Black male youth in particular are the victims of lumpenisation and criminalisation. More of them are in jail than are in further education. But the majority do not permanently join the ranks of the lumpenproletariat. Indeed the intention of the most politically conscious black activists from the Black Muslims through the Panthers, to many of today’s socialist and black separatist activists, is to prevent this lumpenisation.

Revolutionary communists argue in the ranks of the organised working class for a programme which addresses the need of those oppressed both by racism and poverty. At the same time we campaign vigorously within the most political and militant sectors of the oppressed and poor for working class forms of struggle.

Our answer to racist juries, racist policing and lumpen gang warfare is the imposition of working class order in our own communities. Quotas on juries, the election of black judges, mayors and police chiefs might ensure that particular outrages like the King verdict occur less frequently. But they will not eradicate the social conditions that spawned the police attack on Rodney King, nor that fuelled the response of the black community.

Ghetto policing does not just mean a repressive police force. It means that for whole sections of the community there is no effective police force, and no rule of law. Armed crackdowns go alongside day to day rake-offs and deals between police and criminal leaders and agreed “no go” areas where the community is left to the mercy of the criminals and gangs.

At the same time the National Guard is testimony to the racist nature of the US state machine. The regular army, recruited from the dole queues and sent to the Gulf, Lebanon and Central America to die for Uncle Sam contains over 30% black and Latino soldiers. The National Guard—the organised expression of “every American’s right to bear arms”—is overwhelmingly white and middle class. This is quite deliberate. The National Guard is there to defend the bourgeoisie and its property at home against the workers. It is a strike-breaking force where it is needed and is there to repress expressions of outrage, riots and looting.
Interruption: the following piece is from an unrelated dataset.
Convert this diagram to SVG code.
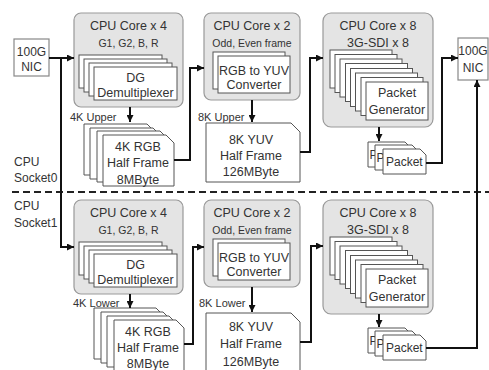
<svg xmlns="http://www.w3.org/2000/svg" width="489" height="370" viewBox="0 0 489 370">
<defs>
<marker id="ah" viewBox="0 0 10 10" refX="10" refY="5" markerWidth="7" markerHeight="7" orient="auto" markerUnits="userSpaceOnUse"><path d="M0,0 L10,5 L0,10 z" fill="#111"/></marker>
<style>
text{font-family:"Liberation Sans",Arial,sans-serif;fill:#333;}
.t{font-size:12.5px;text-anchor:middle;}
.s{font-size:10.5px;text-anchor:middle;}
.l{font-size:11px;}
.lab{font-size:12px;}
.nic{font-size:12px;text-anchor:middle;}
.box{fill:#e4e4e4;stroke:#999;stroke-width:1.2;}
.card{fill:#fff;stroke:#555;stroke-width:1;}
.nicb{fill:#fff;stroke:#888;stroke-width:1.2;}
.w{fill:none;stroke:#111;stroke-width:2;marker-end:url(#ah);}
</style>
</defs>
<rect width="489" height="370" fill="#fff"/>
<g id="labels">
<text class="lab" x="14" y="166">CPU</text>
<text class="lab" x="14" y="182">Socket0</text>
<text class="lab" x="14" y="210">CPU</text>
<text class="lab" x="14" y="227">Socket1</text>
<text class="l" x="70" y="121">4K Upper</text>
<text class="l" x="198" y="121">8K Upper</text>
<text class="l" x="73" y="307">4K Lower</text>
<text class="l" x="199" y="307">8K Lower</text>
</g>
<line x1="12" y1="192" x2="489" y2="192" stroke="#222" stroke-width="2" stroke-dasharray="7 4"/>
<g id="nic-in">
<rect class="nicb" x="14" y="39" width="35" height="37"/>
<text class="nic" x="31.5" y="56">100G</text>
<text class="nic" x="31.5" y="71">NIC</text>
</g>
<g id="nic-out">
<rect class="nicb" x="458" y="38" width="30" height="42"/>
<text class="nic" x="473" y="55">100G</text>
<text class="nic" x="473" y="72">NIC</text>
</g>
<g id="demux0">
<rect class="box" x="74" y="13" width="109" height="94" rx="7"/>
<text class="t" x="128.5" y="30">CPU Core x 4</text>
<text class="s" x="128.5" y="47">G1, G2, B, R</text>
<rect class="card" x="79" y="55" width="83" height="33"/>
<rect class="card" x="84" y="59" width="83" height="33"/>
<rect class="card" x="89" y="63" width="83" height="33"/>
<rect class="card" x="94" y="67" width="83" height="33"/>
<text class="t" x="135.5" y="82">DG</text>
<text class="t" x="135.5" y="97">Demultiplexer</text>
</g>
<g id="demux1">
<rect class="box" x="74" y="200" width="109" height="94" rx="7"/>
<text class="t" x="128.5" y="217">CPU Core x 4</text>
<text class="s" x="128.5" y="234">G1, G2, B, R</text>
<rect class="card" x="79" y="242" width="83" height="33"/>
<rect class="card" x="84" y="246" width="83" height="33"/>
<rect class="card" x="89" y="250" width="83" height="33"/>
<rect class="card" x="94" y="254" width="83" height="33"/>
<text class="t" x="135.5" y="269">DG</text>
<text class="t" x="135.5" y="284">Demultiplexer</text>
</g>
<g id="rgb0">
<path class="card" d="M84 124 H147 L155 132 V175 H84 Z"/>
<path class="card" d="M90 128 H153 L161 136 V179 H90 Z"/>
<path class="card" d="M97 131 H160 L168 139 V182 H97 Z"/>
<path class="card" d="M103 135 H166 L174 143 V186 H103 Z"/>
<text class="t" x="138" y="151">4K RGB</text>
<text class="t" x="138" y="167">Half Frame</text>
<text class="t" x="138" y="184">8MByte</text>
</g>
<g id="rgb1">
<path class="card" d="M94 308 H156 L164 316 V359 H94 Z"/>
<path class="card" d="M101 312 H163 L171 320 V363 H101 Z"/>
<path class="card" d="M107 316 H169 L177 324 V367 H107 Z"/>
<path class="card" d="M114 320 H176 L184 328 V371 H114 Z"/>
<text class="t" x="148" y="336">4K RGB</text>
<text class="t" x="148" y="352">Half Frame</text>
<text class="t" x="148" y="368">8MByte</text>
</g>
<g id="conv0">
<rect class="box" x="204" y="13" width="96" height="87" rx="7"/>
<text class="t" x="252" y="30">CPU Core x 2</text>
<text class="s" x="252" y="47">Odd, Even  frame</text>
<rect class="card" x="213" y="52" width="72" height="37"/>
<rect class="card" x="218" y="56" width="72" height="37"/>
<text class="t" x="254" y="75">RGB to YUV</text>
<text class="t" x="254" y="89">Converter</text>
</g>
<g id="conv1">
<rect class="box" x="204" y="200" width="96" height="87" rx="7"/>
<text class="t" x="252" y="217">CPU Core x 2</text>
<text class="s" x="252" y="234">Odd, Even  frame</text>
<rect class="card" x="213" y="239" width="72" height="37"/>
<rect class="card" x="218" y="243" width="72" height="37"/>
<text class="t" x="254" y="262">RGB to YUV</text>
<text class="t" x="254" y="276">Converter</text>
</g>
<g id="yuv0">
<path class="card" d="M206 123 H291 L300 132 V182 H206 Z"/>
<text class="t" x="251" y="144">8K YUV</text>
<text class="t" x="251" y="160">Half Frame</text>
<text class="t" x="251" y="176">126MByte</text>
</g>
<g id="yuv1">
<path class="card" d="M206 313 H291 L300 322 V372 H206 Z"/>
<text class="t" x="251" y="331">8K YUV</text>
<text class="t" x="251" y="348">Half Frame</text>
<text class="t" x="251" y="366">126MByte</text>
</g>
<g id="pktgen0">
<rect class="box" x="323" y="13" width="110" height="114" rx="8"/>
<text class="t" x="378" y="30">CPU Core x 8</text>
<text class="t" x="378" y="47">3G-SDI x 8</text>
<rect class="card" x="330" y="50" width="62" height="38"/>
<rect class="card" x="335" y="54.5" width="62" height="38"/>
<rect class="card" x="340" y="59" width="62" height="38"/>
<rect class="card" x="345.5" y="63.5" width="62" height="38"/>
<rect class="card" x="350.5" y="68.5" width="62" height="38"/>
<rect class="card" x="355.5" y="73" width="62" height="38"/>
<rect class="card" x="361" y="77.5" width="62" height="38"/>
<rect class="card" x="366" y="82" width="62" height="38"/>
<text class="t" x="397" y="97">Packet</text>
<text class="t" x="397" y="114">Generator</text>
</g>
<g id="pktgen1">
<rect class="box" x="323" y="200" width="110" height="114" rx="8"/>
<text class="t" x="378" y="217">CPU Core x 8</text>
<text class="t" x="378" y="234">3G-SDI x 8</text>
<rect class="card" x="330" y="237" width="62" height="38"/>
<rect class="card" x="335" y="241.5" width="62" height="38"/>
<rect class="card" x="340" y="246" width="62" height="38"/>
<rect class="card" x="345.5" y="250.5" width="62" height="38"/>
<rect class="card" x="350.5" y="255.5" width="62" height="38"/>
<rect class="card" x="355.5" y="260" width="62" height="38"/>
<rect class="card" x="361" y="264.5" width="62" height="38"/>
<rect class="card" x="366" y="269" width="62" height="38"/>
<text class="t" x="397" y="284">Packet</text>
<text class="t" x="397" y="301">Generator</text>
</g>
<g id="packet0">
<path class="card" d="M368 142 H405 L411 148 V167 H368 Z"/>
<text class="lab" x="369.5" y="159">P</text>
<path class="card" d="M375 145 H412 L418 151 V170 H375 Z"/>
<text class="lab" x="376.5" y="162">P</text>
<path class="card" d="M383 149 H420 L426 155 V174 H383 Z"/>
<text class="lab" x="386" y="166">Packet</text>
</g>
<g id="packet1">
<path class="card" d="M368 328 H405 L411 334 V353 H368 Z"/>
<text class="lab" x="369.5" y="345">P</text>
<path class="card" d="M375 331 H412 L418 337 V356 H375 Z"/>
<text class="lab" x="376.5" y="348">P</text>
<path class="card" d="M383 335 H420 L426 341 V360 H383 Z"/>
<text class="lab" x="386" y="352">Packet</text>
</g>
<g id="connectors">
<path class="w" d="M49 58 H74"/>
<path class="w" d="M61 58 V247 H74"/>
<path class="w" d="M130 107 V122"/>
<path class="w" d="M130 294 V308"/>
<path class="w" d="M252 100 V122"/>
<path class="w" d="M252 287 V312"/>
<path class="w" d="M379 127 V141"/>
<path class="w" d="M379 314 V327"/>
<path class="w" d="M174 160 H190 V68 H204"/>
<path class="w" d="M184 344 H193 V247 H204"/>
<path class="w" d="M300 152 H310 V58 H323"/>
<path class="w" d="M300 342 H311 V246 H323"/>
<path class="w" d="M426 163 H442 V58 H458"/>
<path class="w" d="M426 348 H477 V80"/>
</g>
</svg>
When spontaneous risings of the oppressed take place all workers should defend the oppressed against the state repression meted out. We seek to organise resistance to state repression, win organised workers in the factories to solidarity strike action, and to channel protest into mass demonstrations and the organised defence of working class areas. Revolutionaries fully understand why looting takes place. We do not condemn it. At the same time we do not advocate it or glorify it. It is a dead end. It is an illusory and temporary redistribution of wealth, often from shopkeepers only one step above the working class themselves. Often it destroys jobs as well as property.

The inner cities of the USA do not contain a hopeless “underclass”. They contain oppressed and exploited workers. US politicians are right to wring their hands in impotence. Declining imperialism has no answers. But there is a working class answer to poverty and oppression. US workers, black and white, have to fight now for:

• A massive programme of public works under trade union control to rebuild the inner cities and give jobs to everybody, funded by a tax on wealth.

• No to work-for-dole or New Deal schemes which pay slave wages.

• Free state health care available to all at the time of need.

• For a massive expansion of state education and nursery provision. No to the education credit/voucher systems. No state subsidy for private and religious schools.

• The enforcement of anti-racist measures at work and in the trade unions.

• The building of caucuses of black and Latino workers at work and in the unions.

• For the organisation of the unemployed. For a massive unionisation campaign, financed by the AFL/CIO, amongst the unemployed. For the unemployed to receive full rights within the unions of their choice at reduced rates.

• Disband the National Guard and all special police forces. Get the police and armed forces out of black/Latino areas and support the right for black self-defence.

• No restrictions on the right to bear arms.

• For weapons’ training for all workers and unemployed under workers’/community control. For the building of a working class led community militia that can defend the communities from police repression and stand as an alternative to the rule of the streets by the gangs or other criminals.

• For a workers’ tribunal to try and decide on punishment for all the police officers involved in the Rodney King affair.

• For workers’/community courts to deal with all cases of police brutality and racist violence, as well as anti-social and criminal activity.

• Drop all charges resulting from the protests against the Rodney King verdict. For the immediate release of all those arrested during the riots

North American capitalism is in decline. Alongside the miracles of modern technology virtual third world conditions of health and housing exist for millions. The only answer is a workers’ revolution. Workers in the USA have to break from the open bosses parties, and from trade union and black community leaders who encourage dependence on these parties. They have to form their own workers’ party around a revolutionary programme for the overthrow of capitalism. The tradition of militant black struggle, a tradition born before the American workers’ movement itself, will ensure that black Americans take their rightful place amongst the leaders of the fight for that party.